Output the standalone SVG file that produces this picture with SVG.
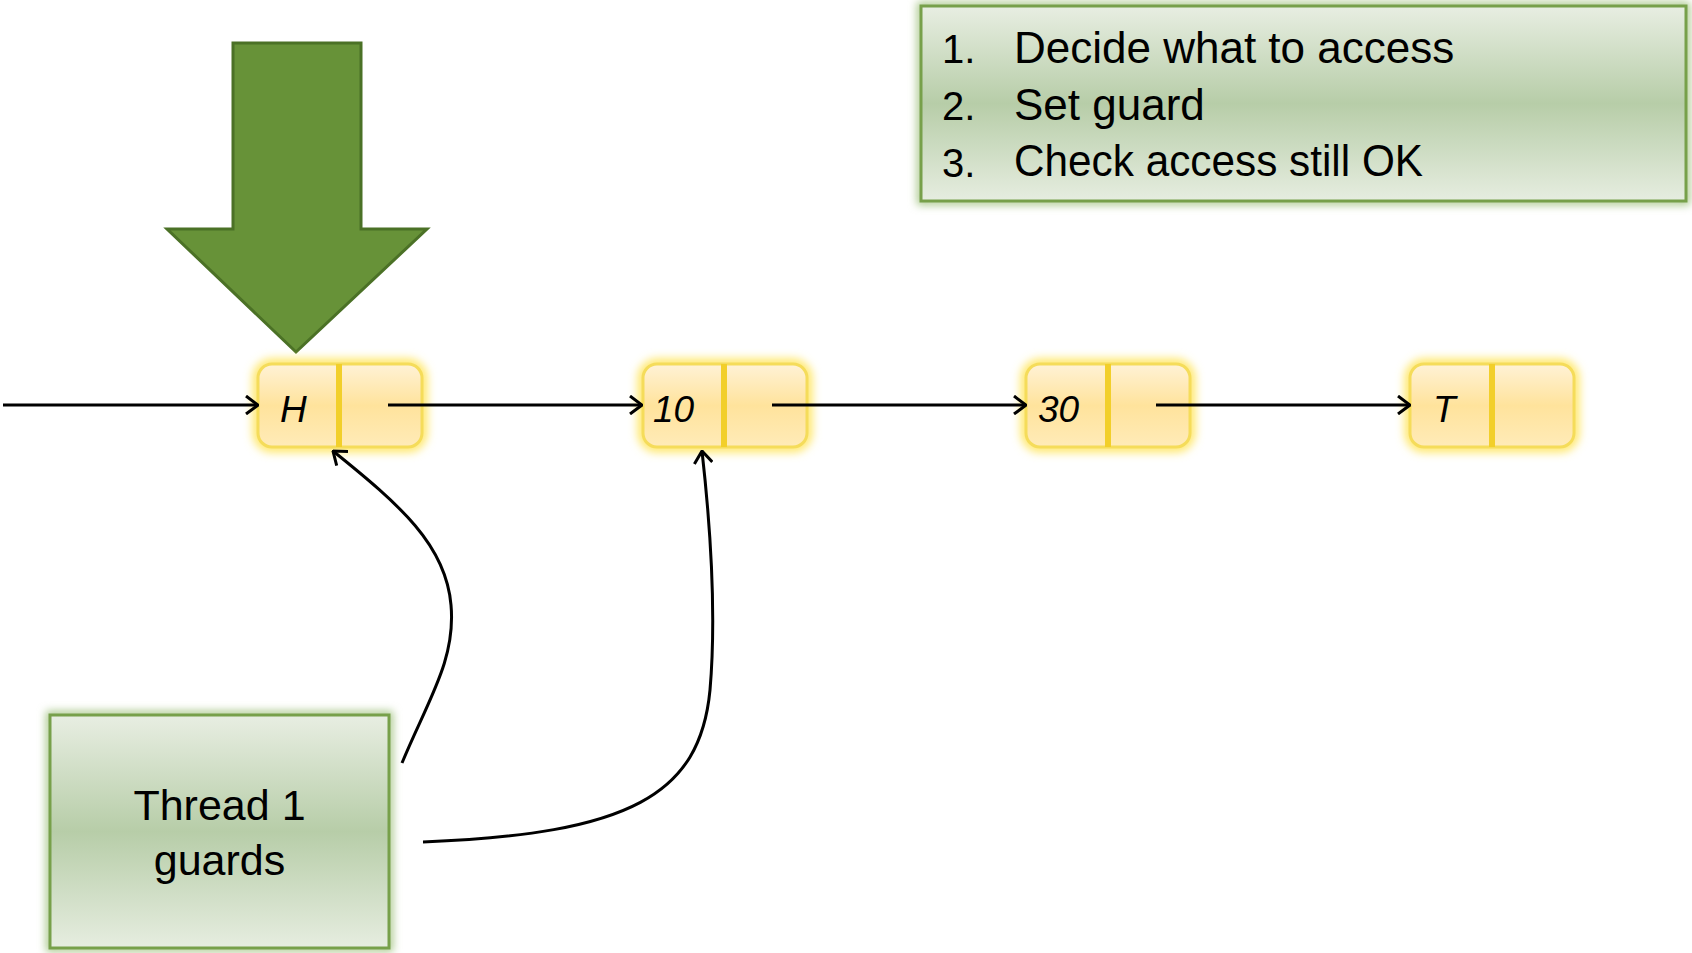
<svg xmlns="http://www.w3.org/2000/svg" width="1692" height="953" viewBox="0 0 1692 953">
<style>
.lbl{font-family:"Liberation Sans",Arial,sans-serif;fill:#000}
.ital{font-style:italic;font-size:37px}
.conn{fill:none;stroke:#000;stroke-width:3}
</style>
<defs>
<linearGradient id="ng" x1="0" y1="0" x2="0" y2="1">
<stop offset="0" stop-color="#FFF2D6"/>
<stop offset="0.5" stop-color="#FFE39C"/>
<stop offset="1" stop-color="#FFEBB8"/>
</linearGradient>
<linearGradient id="gg" x1="0" y1="0" x2="0" y2="1">
<stop offset="0" stop-color="#E8EEE2"/>
<stop offset="0.5" stop-color="#B7CDA8"/>
<stop offset="1" stop-color="#E6EDE0"/>
</linearGradient>
<filter id="glowY" x="-20%" y="-40%" width="140%" height="180%">
<feGaussianBlur stdDeviation="5"/>
</filter>
<filter id="glowG" x="-10%" y="-10%" width="120%" height="120%">
<feGaussianBlur stdDeviation="4"/>
</filter>
<marker id="ah" viewBox="0 0 14 20" refX="13" refY="10" markerWidth="14" markerHeight="20" markerUnits="userSpaceOnUse" orient="auto">
<path d="M1,1 L13,10 L1,19" fill="none" stroke="#000" stroke-width="3"/>
</marker>
</defs>

<g id="big-arrow">
<polygon points="233,43 361,43 361,229 427,229 296,352 167,229 233,229" fill="#679238" stroke="#4B7126" stroke-width="3"/>
</g>

<g id="legend">
<rect x="921" y="6" width="765" height="195" fill="none" stroke="#A9C78A" stroke-width="8" filter="url(#glowG)"/>
<rect x="921" y="6" width="765" height="195" fill="url(#gg)" stroke="#77A04A" stroke-width="3"/>
<text class="lbl" x="942" y="63" font-size="40">1.</text>
<text class="lbl" x="1014" y="63" font-size="44">Decide what to access</text>
<text class="lbl" x="942" y="120" font-size="40">2.</text>
<text class="lbl" x="1014" y="120" font-size="44">Set guard</text>
<text class="lbl" x="942" y="177" font-size="40">3.</text>
<text class="lbl" x="1014" y="176" font-size="44" textLength="409" lengthAdjust="spacingAndGlyphs">Check access still OK</text>
</g>

<g id="node-H">
<rect x="258" y="364" width="164" height="83" rx="14" fill="none" stroke="#FFE55C" stroke-width="10" filter="url(#glowY)"/>
<rect x="258" y="364" width="164" height="83" rx="14" fill="url(#ng)" stroke="#F5DC5A" stroke-width="3"/>
<line x1="339" y1="364" x2="339" y2="447" stroke="#F2CF2A" stroke-width="6"/>
<text class="lbl ital" x="280" y="422">H</text>
</g>

<g id="node-10">
<rect x="643" y="364" width="164" height="83" rx="14" fill="none" stroke="#FFE55C" stroke-width="10" filter="url(#glowY)"/>
<rect x="643" y="364" width="164" height="83" rx="14" fill="url(#ng)" stroke="#F5DC5A" stroke-width="3"/>
<line x1="724" y1="364" x2="724" y2="447" stroke="#F2CF2A" stroke-width="6"/>
<text class="lbl ital" x="653" y="422">10</text>
</g>

<g id="node-30">
<rect x="1026" y="364" width="164" height="83" rx="14" fill="none" stroke="#FFE55C" stroke-width="10" filter="url(#glowY)"/>
<rect x="1026" y="364" width="164" height="83" rx="14" fill="url(#ng)" stroke="#F5DC5A" stroke-width="3"/>
<line x1="1108" y1="364" x2="1108" y2="447" stroke="#F2CF2A" stroke-width="6"/>
<text class="lbl ital" x="1038" y="422">30</text>
</g>

<g id="node-T">
<rect x="1410" y="364" width="164" height="83" rx="14" fill="none" stroke="#FFE55C" stroke-width="10" filter="url(#glowY)"/>
<rect x="1410" y="364" width="164" height="83" rx="14" fill="url(#ng)" stroke="#F5DC5A" stroke-width="3"/>
<line x1="1492" y1="364" x2="1492" y2="447" stroke="#F2CF2A" stroke-width="6"/>
<text class="lbl ital" x="1433" y="422">T</text>
</g>

<g id="thread">
<rect x="50" y="715" width="339" height="233" fill="none" stroke="#A9C78A" stroke-width="8" filter="url(#glowG)"/>
<rect x="50" y="715" width="339" height="233" fill="url(#gg)" stroke="#77A04A" stroke-width="3"/>
<text class="lbl" x="219.5" y="820" font-size="43" text-anchor="middle">Thread 1</text>
<text class="lbl" x="219.5" y="875" font-size="43" text-anchor="middle">guards</text>
</g>

<g id="connectors">
<line class="conn" x1="3" y1="405" x2="258" y2="405" marker-end="url(#ah)"/>
<line class="conn" x1="388" y1="405" x2="642" y2="405" marker-end="url(#ah)"/>
<line class="conn" x1="772" y1="405" x2="1026" y2="405" marker-end="url(#ah)"/>
<line class="conn" x1="1156" y1="405" x2="1410" y2="405" marker-end="url(#ah)"/>
<path class="conn" d="M402,763 C428,700 456,660 451,605 C446,545 400,505 333,451" marker-end="url(#ah)"/>
<path class="conn" d="M423,842 C630,834 700,795 710,690 C716,620 712,540 702,451" marker-end="url(#ah)"/>
</g>
</svg>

════════════════════

Exercise description >> Exclude the pictures. Write out the remaining data exactly.

Solution to this problem >>
Output the standalone SVG file that produces this picture with SVG.
<svg xmlns="http://www.w3.org/2000/svg" width="1692" height="953" viewBox="0 0 1692 953">
<style>
.lbl{font-family:"Liberation Sans",Arial,sans-serif;fill:#000}
.ital{font-style:italic;font-size:37px}
.conn{fill:none;stroke:#000;stroke-width:3}
</style>
<defs>
<linearGradient id="ng" x1="0" y1="0" x2="0" y2="1">
<stop offset="0" stop-color="#FFF2D6"/>
<stop offset="0.5" stop-color="#FFE39C"/>
<stop offset="1" stop-color="#FFEBB8"/>
</linearGradient>
<linearGradient id="gg" x1="0" y1="0" x2="0" y2="1">
<stop offset="0" stop-color="#E8EEE2"/>
<stop offset="0.5" stop-color="#B7CDA8"/>
<stop offset="1" stop-color="#E6EDE0"/>
</linearGradient>
<filter id="glowY" x="-20%" y="-40%" width="140%" height="180%">
<feGaussianBlur stdDeviation="5"/>
</filter>
<filter id="glowG" x="-10%" y="-10%" width="120%" height="120%">
<feGaussianBlur stdDeviation="4"/>
</filter>
<marker id="ah" viewBox="0 0 14 20" refX="13" refY="10" markerWidth="14" markerHeight="20" markerUnits="userSpaceOnUse" orient="auto">
<path d="M1,1 L13,10 L1,19" fill="none" stroke="#000" stroke-width="3"/>
</marker>
</defs>

<g id="big-arrow">
<polygon points="233,43 361,43 361,229 427,229 296,352 167,229 233,229" fill="#679238" stroke="#4B7126" stroke-width="3"/>
</g>

<g id="legend">
<rect x="921" y="6" width="765" height="195" fill="none" stroke="#A9C78A" stroke-width="8" filter="url(#glowG)"/>
<rect x="921" y="6" width="765" height="195" fill="url(#gg)" stroke="#77A04A" stroke-width="3"/>
<text class="lbl" x="942" y="63" font-size="40">1.</text>
<text class="lbl" x="1014" y="63" font-size="44">Decide what to access</text>
<text class="lbl" x="942" y="120" font-size="40">2.</text>
<text class="lbl" x="1014" y="120" font-size="44">Set guard</text>
<text class="lbl" x="942" y="177" font-size="40">3.</text>
<text class="lbl" x="1014" y="176" font-size="44" textLength="409" lengthAdjust="spacingAndGlyphs">Check access still OK</text>
</g>

<g id="node-H">
<rect x="258" y="364" width="164" height="83" rx="14" fill="none" stroke="#FFE55C" stroke-width="10" filter="url(#glowY)"/>
<rect x="258" y="364" width="164" height="83" rx="14" fill="url(#ng)" stroke="#F5DC5A" stroke-width="3"/>
<line x1="339" y1="364" x2="339" y2="447" stroke="#F2CF2A" stroke-width="6"/>
<text class="lbl ital" x="280" y="422">H</text>
</g>

<g id="node-10">
<rect x="643" y="364" width="164" height="83" rx="14" fill="none" stroke="#FFE55C" stroke-width="10" filter="url(#glowY)"/>
<rect x="643" y="364" width="164" height="83" rx="14" fill="url(#ng)" stroke="#F5DC5A" stroke-width="3"/>
<line x1="724" y1="364" x2="724" y2="447" stroke="#F2CF2A" stroke-width="6"/>
<text class="lbl ital" x="653" y="422">10</text>
</g>

<g id="node-30">
<rect x="1026" y="364" width="164" height="83" rx="14" fill="none" stroke="#FFE55C" stroke-width="10" filter="url(#glowY)"/>
<rect x="1026" y="364" width="164" height="83" rx="14" fill="url(#ng)" stroke="#F5DC5A" stroke-width="3"/>
<line x1="1108" y1="364" x2="1108" y2="447" stroke="#F2CF2A" stroke-width="6"/>
<text class="lbl ital" x="1038" y="422">30</text>
</g>

<g id="node-T">
<rect x="1410" y="364" width="164" height="83" rx="14" fill="none" stroke="#FFE55C" stroke-width="10" filter="url(#glowY)"/>
<rect x="1410" y="364" width="164" height="83" rx="14" fill="url(#ng)" stroke="#F5DC5A" stroke-width="3"/>
<line x1="1492" y1="364" x2="1492" y2="447" stroke="#F2CF2A" stroke-width="6"/>
<text class="lbl ital" x="1433" y="422">T</text>
</g>

<g id="thread">
<rect x="50" y="715" width="339" height="233" fill="none" stroke="#A9C78A" stroke-width="8" filter="url(#glowG)"/>
<rect x="50" y="715" width="339" height="233" fill="url(#gg)" stroke="#77A04A" stroke-width="3"/>
<text class="lbl" x="219.5" y="820" font-size="43" text-anchor="middle">Thread 1</text>
<text class="lbl" x="219.5" y="875" font-size="43" text-anchor="middle">guards</text>
</g>

<g id="connectors">
<line class="conn" x1="3" y1="405" x2="258" y2="405" marker-end="url(#ah)"/>
<line class="conn" x1="388" y1="405" x2="642" y2="405" marker-end="url(#ah)"/>
<line class="conn" x1="772" y1="405" x2="1026" y2="405" marker-end="url(#ah)"/>
<line class="conn" x1="1156" y1="405" x2="1410" y2="405" marker-end="url(#ah)"/>
<path class="conn" d="M402,763 C428,700 456,660 451,605 C446,545 400,505 333,451" marker-end="url(#ah)"/>
<path class="conn" d="M423,842 C630,834 700,795 710,690 C716,620 712,540 702,451" marker-end="url(#ah)"/>
</g>
</svg>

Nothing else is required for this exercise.